Mr Surkes: “We’re very lucky to have incredible people who’ve spoken here in the past, an amazing history, and also the fantastic ability to develop teams who are able to support everything I want to do.
“It’s an incredible society. It feels weird, but I’m settling in.”
Mr Surkes, a member of Pinner United Synagogue, said he believed his Judaism had helped him to thrive in a debating environment. “The training you get for your barmitzvah, and a lot of the things we do in Jewish social groups like RSY, they all train you in terms of your confidence and public speaking. That is an almost unparalleled opportunity that we’ve been very lucky to have.

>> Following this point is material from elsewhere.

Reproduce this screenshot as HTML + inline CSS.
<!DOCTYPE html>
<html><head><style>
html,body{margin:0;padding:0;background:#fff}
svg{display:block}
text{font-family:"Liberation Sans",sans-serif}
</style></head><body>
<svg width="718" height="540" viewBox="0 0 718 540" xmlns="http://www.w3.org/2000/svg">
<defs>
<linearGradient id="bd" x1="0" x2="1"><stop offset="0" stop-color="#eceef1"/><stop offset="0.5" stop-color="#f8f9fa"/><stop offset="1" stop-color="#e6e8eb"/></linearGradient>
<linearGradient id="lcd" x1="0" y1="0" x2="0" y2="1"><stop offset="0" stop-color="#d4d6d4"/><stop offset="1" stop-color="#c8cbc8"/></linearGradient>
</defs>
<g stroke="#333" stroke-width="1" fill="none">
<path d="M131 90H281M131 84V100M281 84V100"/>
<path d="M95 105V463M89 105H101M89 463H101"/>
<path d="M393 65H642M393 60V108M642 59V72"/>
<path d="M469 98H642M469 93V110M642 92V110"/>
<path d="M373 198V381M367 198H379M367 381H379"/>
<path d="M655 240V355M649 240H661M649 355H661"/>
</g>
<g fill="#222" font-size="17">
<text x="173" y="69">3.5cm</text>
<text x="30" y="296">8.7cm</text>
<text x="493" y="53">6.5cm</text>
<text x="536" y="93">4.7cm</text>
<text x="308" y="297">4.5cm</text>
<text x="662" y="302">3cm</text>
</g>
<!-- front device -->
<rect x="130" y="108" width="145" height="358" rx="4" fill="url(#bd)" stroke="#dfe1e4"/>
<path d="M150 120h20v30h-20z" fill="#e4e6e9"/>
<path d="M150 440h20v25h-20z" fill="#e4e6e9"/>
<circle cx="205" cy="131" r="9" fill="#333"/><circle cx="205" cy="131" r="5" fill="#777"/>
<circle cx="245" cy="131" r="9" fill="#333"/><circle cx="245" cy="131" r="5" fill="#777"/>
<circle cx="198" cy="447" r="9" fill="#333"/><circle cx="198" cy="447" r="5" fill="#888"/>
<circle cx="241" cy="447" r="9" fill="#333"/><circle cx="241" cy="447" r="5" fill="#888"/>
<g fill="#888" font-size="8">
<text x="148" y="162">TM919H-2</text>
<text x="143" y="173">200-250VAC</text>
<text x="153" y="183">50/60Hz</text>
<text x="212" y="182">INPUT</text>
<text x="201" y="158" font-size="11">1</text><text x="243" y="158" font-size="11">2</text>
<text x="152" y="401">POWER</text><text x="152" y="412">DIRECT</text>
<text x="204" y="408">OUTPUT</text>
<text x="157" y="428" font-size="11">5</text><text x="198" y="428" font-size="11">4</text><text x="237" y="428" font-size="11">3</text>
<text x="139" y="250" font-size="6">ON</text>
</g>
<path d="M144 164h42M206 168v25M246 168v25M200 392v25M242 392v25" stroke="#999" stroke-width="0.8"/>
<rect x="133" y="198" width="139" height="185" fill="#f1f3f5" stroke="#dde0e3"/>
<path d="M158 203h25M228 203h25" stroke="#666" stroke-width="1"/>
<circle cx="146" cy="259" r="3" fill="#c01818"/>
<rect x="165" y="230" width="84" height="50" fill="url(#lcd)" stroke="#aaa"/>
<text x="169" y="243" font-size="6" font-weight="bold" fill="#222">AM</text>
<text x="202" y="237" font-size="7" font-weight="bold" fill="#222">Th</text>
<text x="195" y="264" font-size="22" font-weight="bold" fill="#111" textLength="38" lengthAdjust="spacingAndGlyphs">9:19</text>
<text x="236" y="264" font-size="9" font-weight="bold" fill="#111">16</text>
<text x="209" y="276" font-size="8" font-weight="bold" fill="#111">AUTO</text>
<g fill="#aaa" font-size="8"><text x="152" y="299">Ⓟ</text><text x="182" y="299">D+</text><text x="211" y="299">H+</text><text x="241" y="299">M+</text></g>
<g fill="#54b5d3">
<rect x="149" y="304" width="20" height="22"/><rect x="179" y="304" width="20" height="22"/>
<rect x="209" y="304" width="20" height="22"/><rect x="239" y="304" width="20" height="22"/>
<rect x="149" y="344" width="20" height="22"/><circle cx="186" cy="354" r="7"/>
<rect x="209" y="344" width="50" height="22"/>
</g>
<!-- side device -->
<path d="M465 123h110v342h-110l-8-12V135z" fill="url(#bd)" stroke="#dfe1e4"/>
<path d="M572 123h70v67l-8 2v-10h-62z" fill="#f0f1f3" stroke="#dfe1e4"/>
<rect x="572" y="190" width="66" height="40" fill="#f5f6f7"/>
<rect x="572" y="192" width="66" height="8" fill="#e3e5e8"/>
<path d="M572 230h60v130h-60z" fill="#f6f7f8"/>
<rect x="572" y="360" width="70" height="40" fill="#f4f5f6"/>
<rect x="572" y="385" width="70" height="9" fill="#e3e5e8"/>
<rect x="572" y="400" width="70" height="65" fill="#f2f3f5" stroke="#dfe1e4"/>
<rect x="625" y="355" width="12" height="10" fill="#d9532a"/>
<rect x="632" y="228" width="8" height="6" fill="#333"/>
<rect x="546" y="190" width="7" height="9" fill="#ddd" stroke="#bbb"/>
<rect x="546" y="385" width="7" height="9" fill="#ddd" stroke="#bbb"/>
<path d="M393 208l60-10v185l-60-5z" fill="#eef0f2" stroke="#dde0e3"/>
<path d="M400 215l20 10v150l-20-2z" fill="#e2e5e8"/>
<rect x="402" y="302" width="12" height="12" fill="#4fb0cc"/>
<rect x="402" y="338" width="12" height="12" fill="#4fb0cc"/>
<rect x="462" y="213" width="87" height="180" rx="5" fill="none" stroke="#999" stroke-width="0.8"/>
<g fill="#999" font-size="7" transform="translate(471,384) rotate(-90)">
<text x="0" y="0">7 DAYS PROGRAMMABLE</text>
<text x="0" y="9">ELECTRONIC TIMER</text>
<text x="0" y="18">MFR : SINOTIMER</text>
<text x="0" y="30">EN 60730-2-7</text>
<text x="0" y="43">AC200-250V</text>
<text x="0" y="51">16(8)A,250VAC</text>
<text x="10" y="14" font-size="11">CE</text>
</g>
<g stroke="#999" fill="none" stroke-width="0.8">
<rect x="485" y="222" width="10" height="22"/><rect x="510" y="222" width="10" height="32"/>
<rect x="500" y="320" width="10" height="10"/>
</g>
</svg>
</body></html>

“When I eventually got to Cambridge, public speaking and debating fitted in quite nicely with what I’d always done.”
In the role of Speaker’s Officer for the society last year, Mr Surkes helped compile a line-up which included Senators Bernie Sanders and John McCain, actor Tom Hiddleston and Mary Berry, the former star of the Great British Bake Off.
He was reluctant to divulge the big names that will appear at the union during his presidential term, but he said: “You can expect to see some familiar faces from TV, academy award winners, some particularly controversial American politicians, and — hopefully — one of the world’s greatest footballers.”
Mr Surkes is also planning to host a debate on Israel in February.
“I wanted to have a debate [which was] not about fighting over historical inaccuracies, or… ‘is Israel a rogue state’, which we’ve had before,” he said.
“I thought ‘let’s try and look to the future… of what we can really do to consider peace in the Middle East.”
The debate, “This House believes that the two-state solution is dead”, will be held in February.
“We have what you would class as pro-Israelis and pro-Palestinians on both sides. It is going to prove an incredibly interesting debate, because you’ll have speakers like [the anti-Zionist] Norman Finkelstein speaking on the same side as [former Israeli ambassador to the UK] Daniel Taub. They’re not going to be arguing the same thing, but they’re on the same side in that they both support a two-state solution — in very different forms.”
Mr Surkes said some members of his family were confused over whether he was now head of the Cambridge Union of the university’s student union — a very different organisation.
“That’s ok,” he said. “It’s an easy mistake to make. They are proud. They will be there for a couple of the debates.”